Let me see, the games that one played where they had a lot of graphics and you wore specs/goggles so that you saw virtual worlds which you entered! AH ha, so fictitious worlds were virtual worlds. But wait a minute. In my last systems audit, the client had used less servers by balancing load between servers by a solution called ‘virtualisation’ and believe me that was very much real and not a fiction as I saw the benefits and what went into it. So I had two interpretations of virtual – real and not real. This put me very much back in square 1 of the game.

My son broke my chain of thoughts ‘Do virtual businesses deliver real solid cash or goods?’ I had an answer for this, ‘On your last birthday did we not shop in the virtual electronic market and order a digital camera for you?’

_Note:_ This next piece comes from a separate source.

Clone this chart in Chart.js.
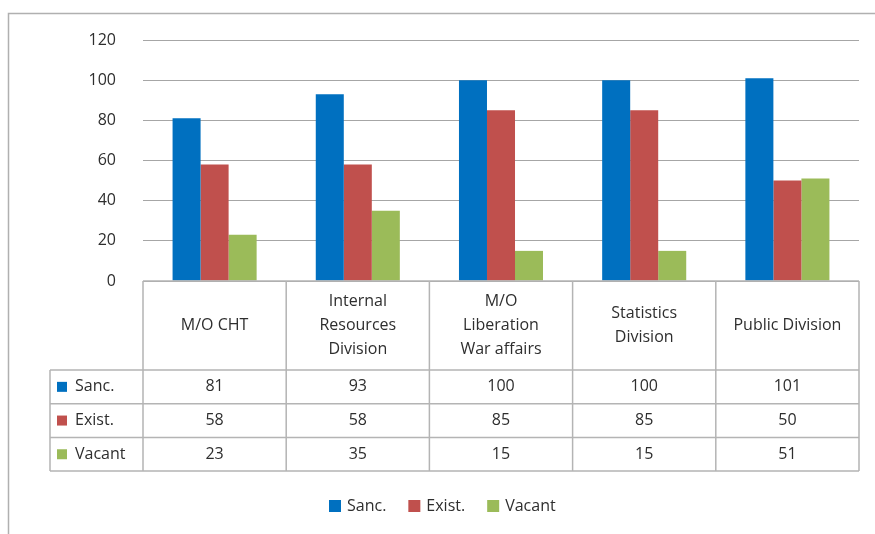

Now came the bomb based on the news of the day ‘If virtual shops deliver solid goods, then why can’t virtual factories deliver solid chocolates?’ he asked innocently. I had read the news so I could clear some points is what I wrongly thought. ‘It is a matter of tax holiday based on a real factory and not virtual’ I cleared the point. ‘But’ he pestered, ‘what difference does it make if new factory is running there or old? They did come earlier to the improvement of infrastructure’. While I paused, his younger brain clicked at a higher clock speed as it connected dots in the past to an event known as ‘Satyam’.  He recalled that in that case only the sales and whole lot of employees were imaginary which would be called as ‘virtual’ today. But in the present case, a whole factory was fictitious. That gave higher potential of whole gamut of capital and revenue expenses and even sales revenue to be just a figment of imagination.  ‘If the number of manipulated records becomes the criteria, is this case bigger than Satyam?’ he asked. I was not a record keeper of such sorts so I expressed ignorance. But I did remember a news item where the jailor wanted to run a business earning income for the Jail by involving the Satyam kingpin. So I could now explain that ‘Perhaps the same jailor made ex-chairman of Satyam give consultancy to Cadbury so the record if any still belongs to Satyam’.

Meanwhile, I mused, if there is a virtual company will they have to appoint a virtual auditor and if so, how will he be paid? Virtually?